**Job**
Scan the data below for the string "this". Copy every line where it appears.

**Records from a data collection**

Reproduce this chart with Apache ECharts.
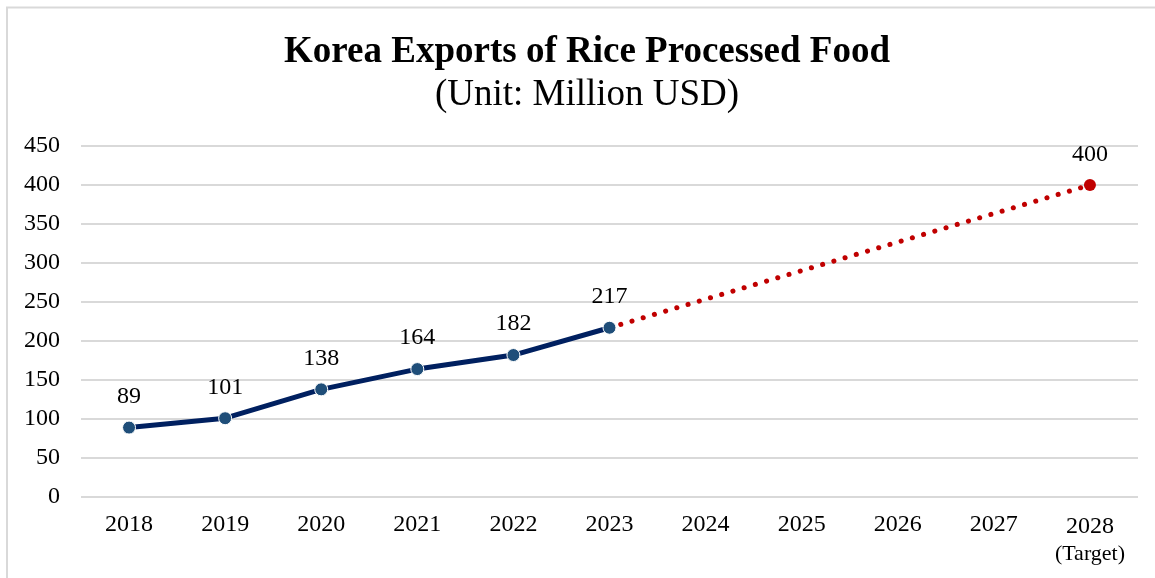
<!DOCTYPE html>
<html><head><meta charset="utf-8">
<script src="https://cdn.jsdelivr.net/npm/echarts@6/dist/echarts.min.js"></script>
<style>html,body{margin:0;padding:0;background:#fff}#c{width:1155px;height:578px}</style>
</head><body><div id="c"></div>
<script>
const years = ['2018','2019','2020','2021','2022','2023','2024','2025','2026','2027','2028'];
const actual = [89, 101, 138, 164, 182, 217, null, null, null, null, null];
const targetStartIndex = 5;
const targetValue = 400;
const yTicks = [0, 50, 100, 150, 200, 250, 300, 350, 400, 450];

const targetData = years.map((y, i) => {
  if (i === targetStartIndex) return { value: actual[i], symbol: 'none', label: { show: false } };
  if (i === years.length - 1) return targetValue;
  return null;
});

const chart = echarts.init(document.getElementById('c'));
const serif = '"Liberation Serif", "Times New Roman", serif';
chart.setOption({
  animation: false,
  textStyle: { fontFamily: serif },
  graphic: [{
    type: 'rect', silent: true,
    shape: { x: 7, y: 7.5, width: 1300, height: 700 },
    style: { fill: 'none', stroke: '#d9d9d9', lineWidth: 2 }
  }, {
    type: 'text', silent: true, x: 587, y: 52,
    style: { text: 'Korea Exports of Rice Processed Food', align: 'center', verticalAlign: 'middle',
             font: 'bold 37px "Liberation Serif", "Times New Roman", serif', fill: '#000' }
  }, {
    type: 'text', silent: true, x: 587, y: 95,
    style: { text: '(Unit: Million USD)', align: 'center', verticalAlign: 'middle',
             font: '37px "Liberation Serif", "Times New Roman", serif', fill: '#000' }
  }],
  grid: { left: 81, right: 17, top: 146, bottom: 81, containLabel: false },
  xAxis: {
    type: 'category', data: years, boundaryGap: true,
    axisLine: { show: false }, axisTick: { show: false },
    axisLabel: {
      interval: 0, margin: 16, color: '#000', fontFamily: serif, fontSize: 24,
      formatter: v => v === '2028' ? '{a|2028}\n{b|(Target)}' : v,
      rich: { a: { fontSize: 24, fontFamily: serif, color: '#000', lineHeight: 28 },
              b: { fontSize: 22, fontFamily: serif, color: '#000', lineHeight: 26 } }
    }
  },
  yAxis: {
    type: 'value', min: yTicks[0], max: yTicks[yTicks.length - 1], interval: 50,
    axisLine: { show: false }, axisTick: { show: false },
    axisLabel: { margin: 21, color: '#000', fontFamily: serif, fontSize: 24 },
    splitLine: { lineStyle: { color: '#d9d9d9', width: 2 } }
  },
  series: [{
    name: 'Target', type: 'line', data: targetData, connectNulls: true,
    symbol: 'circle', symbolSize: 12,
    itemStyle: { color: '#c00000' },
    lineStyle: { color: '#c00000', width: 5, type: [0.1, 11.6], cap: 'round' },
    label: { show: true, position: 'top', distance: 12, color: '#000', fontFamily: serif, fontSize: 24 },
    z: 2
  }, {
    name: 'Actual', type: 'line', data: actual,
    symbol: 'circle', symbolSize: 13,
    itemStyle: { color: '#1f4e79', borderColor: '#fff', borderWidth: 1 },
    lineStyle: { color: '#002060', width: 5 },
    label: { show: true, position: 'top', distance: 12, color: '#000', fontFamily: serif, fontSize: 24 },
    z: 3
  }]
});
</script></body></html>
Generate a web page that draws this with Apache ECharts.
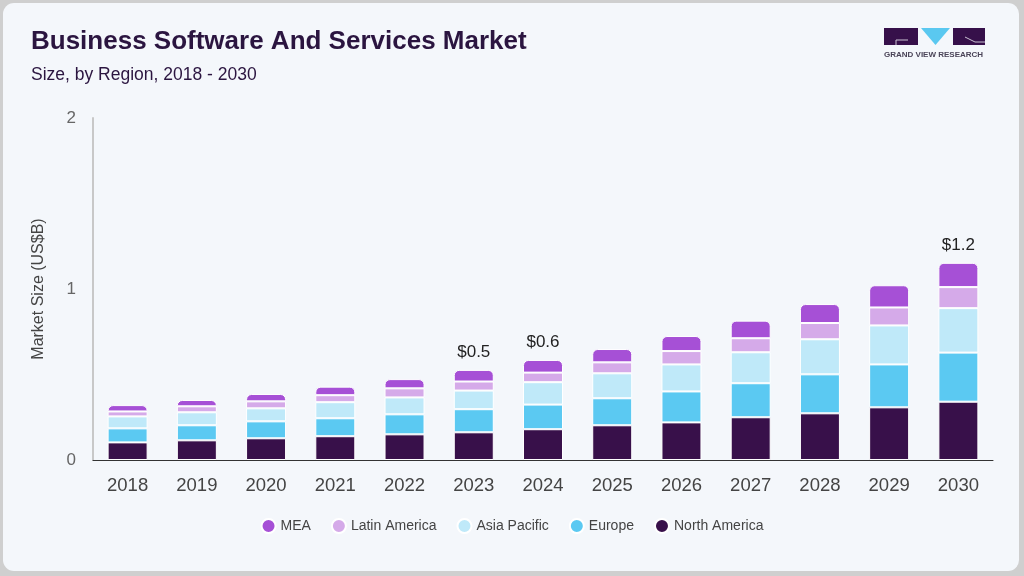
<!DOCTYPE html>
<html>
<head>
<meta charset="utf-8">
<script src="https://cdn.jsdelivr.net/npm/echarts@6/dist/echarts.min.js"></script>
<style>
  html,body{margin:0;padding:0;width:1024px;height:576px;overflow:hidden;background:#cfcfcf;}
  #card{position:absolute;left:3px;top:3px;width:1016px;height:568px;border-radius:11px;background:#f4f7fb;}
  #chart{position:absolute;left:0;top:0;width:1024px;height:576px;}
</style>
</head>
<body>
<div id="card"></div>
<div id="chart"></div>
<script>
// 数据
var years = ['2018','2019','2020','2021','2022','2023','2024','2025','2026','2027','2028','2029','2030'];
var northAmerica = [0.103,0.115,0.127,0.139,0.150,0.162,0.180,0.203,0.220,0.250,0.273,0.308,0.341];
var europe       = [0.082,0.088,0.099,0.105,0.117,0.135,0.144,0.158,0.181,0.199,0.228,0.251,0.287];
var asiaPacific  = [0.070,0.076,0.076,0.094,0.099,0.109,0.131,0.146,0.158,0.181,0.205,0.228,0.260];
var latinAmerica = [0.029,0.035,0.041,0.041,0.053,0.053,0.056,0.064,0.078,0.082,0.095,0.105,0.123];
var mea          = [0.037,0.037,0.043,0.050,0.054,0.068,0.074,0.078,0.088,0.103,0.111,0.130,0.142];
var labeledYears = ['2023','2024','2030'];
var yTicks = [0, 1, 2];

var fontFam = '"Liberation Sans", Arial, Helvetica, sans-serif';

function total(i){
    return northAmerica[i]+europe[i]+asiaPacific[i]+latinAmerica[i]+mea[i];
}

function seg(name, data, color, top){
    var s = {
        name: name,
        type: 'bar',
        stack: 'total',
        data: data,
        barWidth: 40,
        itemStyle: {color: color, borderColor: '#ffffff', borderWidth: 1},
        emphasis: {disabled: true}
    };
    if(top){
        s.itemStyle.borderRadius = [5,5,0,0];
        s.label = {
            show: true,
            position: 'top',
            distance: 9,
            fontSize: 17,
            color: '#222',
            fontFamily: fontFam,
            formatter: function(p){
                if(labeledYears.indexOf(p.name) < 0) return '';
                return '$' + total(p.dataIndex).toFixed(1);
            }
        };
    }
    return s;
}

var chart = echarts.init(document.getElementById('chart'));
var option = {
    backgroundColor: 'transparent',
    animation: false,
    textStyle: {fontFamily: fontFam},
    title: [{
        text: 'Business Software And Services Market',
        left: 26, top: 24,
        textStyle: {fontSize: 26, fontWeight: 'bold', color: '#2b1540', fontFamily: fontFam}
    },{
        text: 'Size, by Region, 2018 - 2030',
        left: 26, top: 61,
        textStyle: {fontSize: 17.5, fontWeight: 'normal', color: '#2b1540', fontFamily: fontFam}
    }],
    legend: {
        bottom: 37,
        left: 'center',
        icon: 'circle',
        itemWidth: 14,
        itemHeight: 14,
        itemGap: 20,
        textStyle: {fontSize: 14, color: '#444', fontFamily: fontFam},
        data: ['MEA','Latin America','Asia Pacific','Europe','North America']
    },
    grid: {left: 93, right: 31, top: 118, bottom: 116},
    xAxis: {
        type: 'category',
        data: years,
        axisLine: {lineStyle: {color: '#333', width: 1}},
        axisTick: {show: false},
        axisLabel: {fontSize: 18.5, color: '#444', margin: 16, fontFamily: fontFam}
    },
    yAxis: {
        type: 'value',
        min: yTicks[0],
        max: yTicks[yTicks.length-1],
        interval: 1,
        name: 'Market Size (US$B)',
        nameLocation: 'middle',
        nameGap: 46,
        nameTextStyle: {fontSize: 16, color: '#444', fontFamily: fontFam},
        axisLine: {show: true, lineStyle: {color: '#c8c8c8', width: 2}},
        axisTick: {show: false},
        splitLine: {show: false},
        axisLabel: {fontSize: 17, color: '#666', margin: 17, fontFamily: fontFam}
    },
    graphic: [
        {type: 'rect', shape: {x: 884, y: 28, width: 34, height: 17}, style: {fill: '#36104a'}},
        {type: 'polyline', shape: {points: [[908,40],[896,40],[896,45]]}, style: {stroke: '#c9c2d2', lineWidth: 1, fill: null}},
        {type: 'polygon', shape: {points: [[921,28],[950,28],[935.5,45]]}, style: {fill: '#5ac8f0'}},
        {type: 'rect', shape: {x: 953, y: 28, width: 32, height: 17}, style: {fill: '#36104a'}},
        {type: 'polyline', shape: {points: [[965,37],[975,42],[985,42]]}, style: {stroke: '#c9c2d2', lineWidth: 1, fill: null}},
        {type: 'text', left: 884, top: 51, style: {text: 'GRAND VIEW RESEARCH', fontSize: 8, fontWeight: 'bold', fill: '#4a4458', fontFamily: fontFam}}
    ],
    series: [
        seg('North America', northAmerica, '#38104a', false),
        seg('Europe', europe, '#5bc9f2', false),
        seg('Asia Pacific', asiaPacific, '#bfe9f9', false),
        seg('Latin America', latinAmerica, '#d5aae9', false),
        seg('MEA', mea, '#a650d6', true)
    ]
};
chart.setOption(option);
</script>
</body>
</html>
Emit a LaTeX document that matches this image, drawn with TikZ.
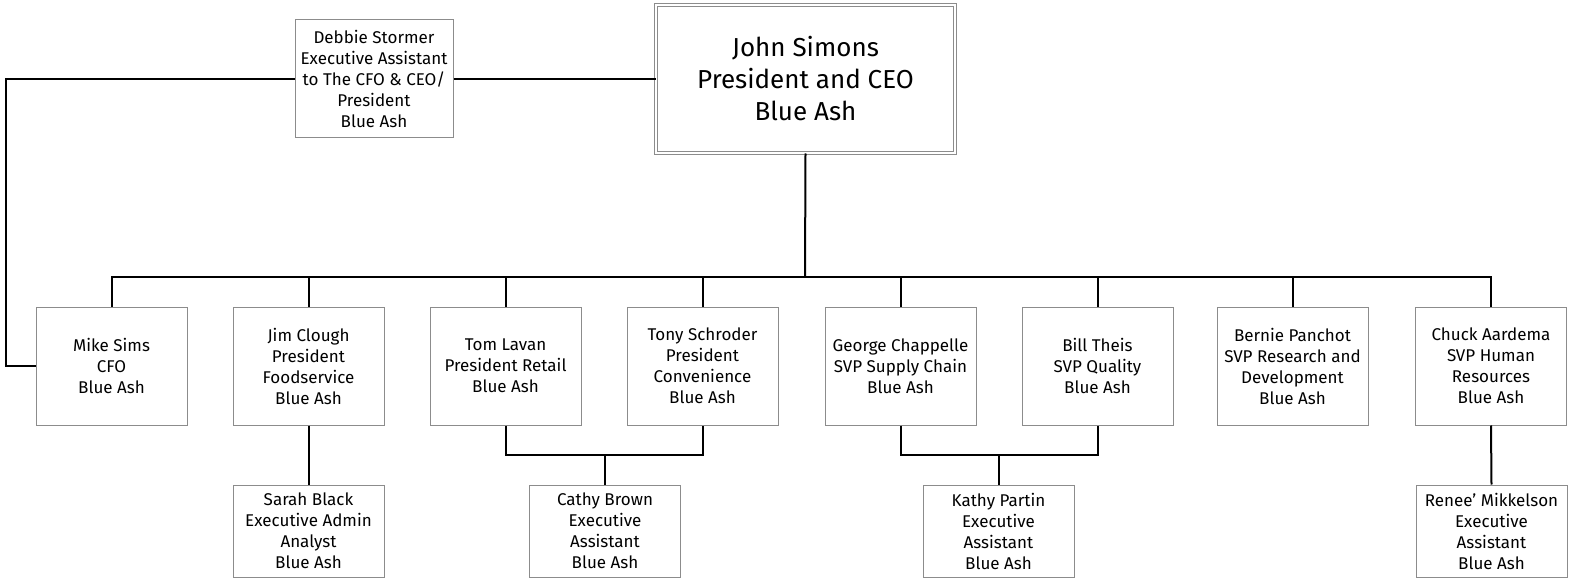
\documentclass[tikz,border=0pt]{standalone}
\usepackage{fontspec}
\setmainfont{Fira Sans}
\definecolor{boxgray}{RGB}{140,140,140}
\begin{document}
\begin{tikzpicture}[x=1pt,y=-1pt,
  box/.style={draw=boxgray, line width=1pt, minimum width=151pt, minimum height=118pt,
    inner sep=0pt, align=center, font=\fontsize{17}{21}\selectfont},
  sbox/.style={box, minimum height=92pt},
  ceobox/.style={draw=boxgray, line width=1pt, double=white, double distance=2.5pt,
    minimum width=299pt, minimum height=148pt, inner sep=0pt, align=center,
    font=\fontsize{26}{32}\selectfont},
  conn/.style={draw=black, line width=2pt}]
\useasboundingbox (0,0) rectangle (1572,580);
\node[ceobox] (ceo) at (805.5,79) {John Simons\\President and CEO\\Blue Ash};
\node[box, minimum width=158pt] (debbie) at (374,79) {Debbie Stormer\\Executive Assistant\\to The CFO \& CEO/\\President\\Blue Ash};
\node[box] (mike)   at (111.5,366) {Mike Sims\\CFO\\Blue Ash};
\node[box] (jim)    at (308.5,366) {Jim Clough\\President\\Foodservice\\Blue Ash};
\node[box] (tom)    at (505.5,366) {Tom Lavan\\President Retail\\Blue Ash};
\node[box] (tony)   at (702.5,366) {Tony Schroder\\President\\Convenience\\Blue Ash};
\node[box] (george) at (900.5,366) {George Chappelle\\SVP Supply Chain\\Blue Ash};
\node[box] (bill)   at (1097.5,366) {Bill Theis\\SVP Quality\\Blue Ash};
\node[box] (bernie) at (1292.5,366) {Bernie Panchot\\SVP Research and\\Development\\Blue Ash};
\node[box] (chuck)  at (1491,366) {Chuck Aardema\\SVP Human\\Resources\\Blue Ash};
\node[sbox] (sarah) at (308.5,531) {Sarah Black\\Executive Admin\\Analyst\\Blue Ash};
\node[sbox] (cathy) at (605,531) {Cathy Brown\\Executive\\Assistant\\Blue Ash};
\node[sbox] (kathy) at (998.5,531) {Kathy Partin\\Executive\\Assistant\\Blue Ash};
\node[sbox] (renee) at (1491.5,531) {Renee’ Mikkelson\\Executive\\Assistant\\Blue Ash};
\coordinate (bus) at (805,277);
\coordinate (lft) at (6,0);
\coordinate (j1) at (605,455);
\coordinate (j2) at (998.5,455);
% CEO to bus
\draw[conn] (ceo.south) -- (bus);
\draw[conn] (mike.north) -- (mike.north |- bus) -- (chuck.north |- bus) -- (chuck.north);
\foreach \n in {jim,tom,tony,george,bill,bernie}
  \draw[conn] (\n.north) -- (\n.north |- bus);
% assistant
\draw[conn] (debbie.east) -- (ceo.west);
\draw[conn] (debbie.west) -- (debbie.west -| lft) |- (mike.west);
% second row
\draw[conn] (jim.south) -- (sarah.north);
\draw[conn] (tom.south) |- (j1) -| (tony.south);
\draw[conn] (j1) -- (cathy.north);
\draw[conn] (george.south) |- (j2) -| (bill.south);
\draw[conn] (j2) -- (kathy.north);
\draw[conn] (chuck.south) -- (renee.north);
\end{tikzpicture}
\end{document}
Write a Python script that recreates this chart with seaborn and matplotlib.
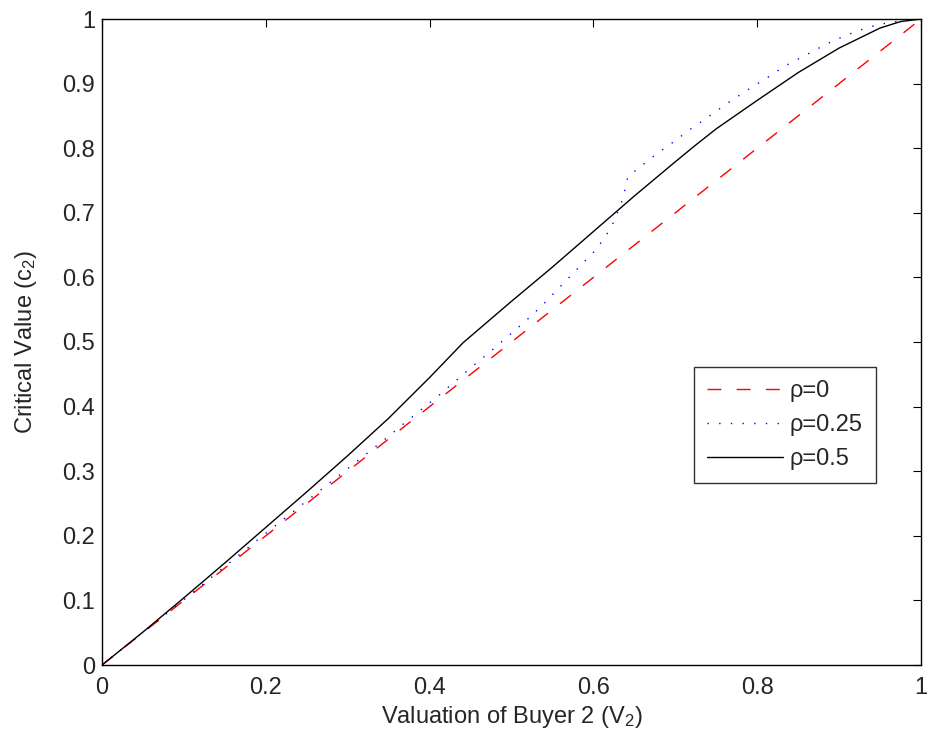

**Written response**
Reproduce this chart with Apache ECharts.
Generate a web page that draws this with Apache ECharts.
Emit a LaTeX document that matches this image, drawn with TikZ.
Write a Python script that recreates this chart with seaborn and matplotlib.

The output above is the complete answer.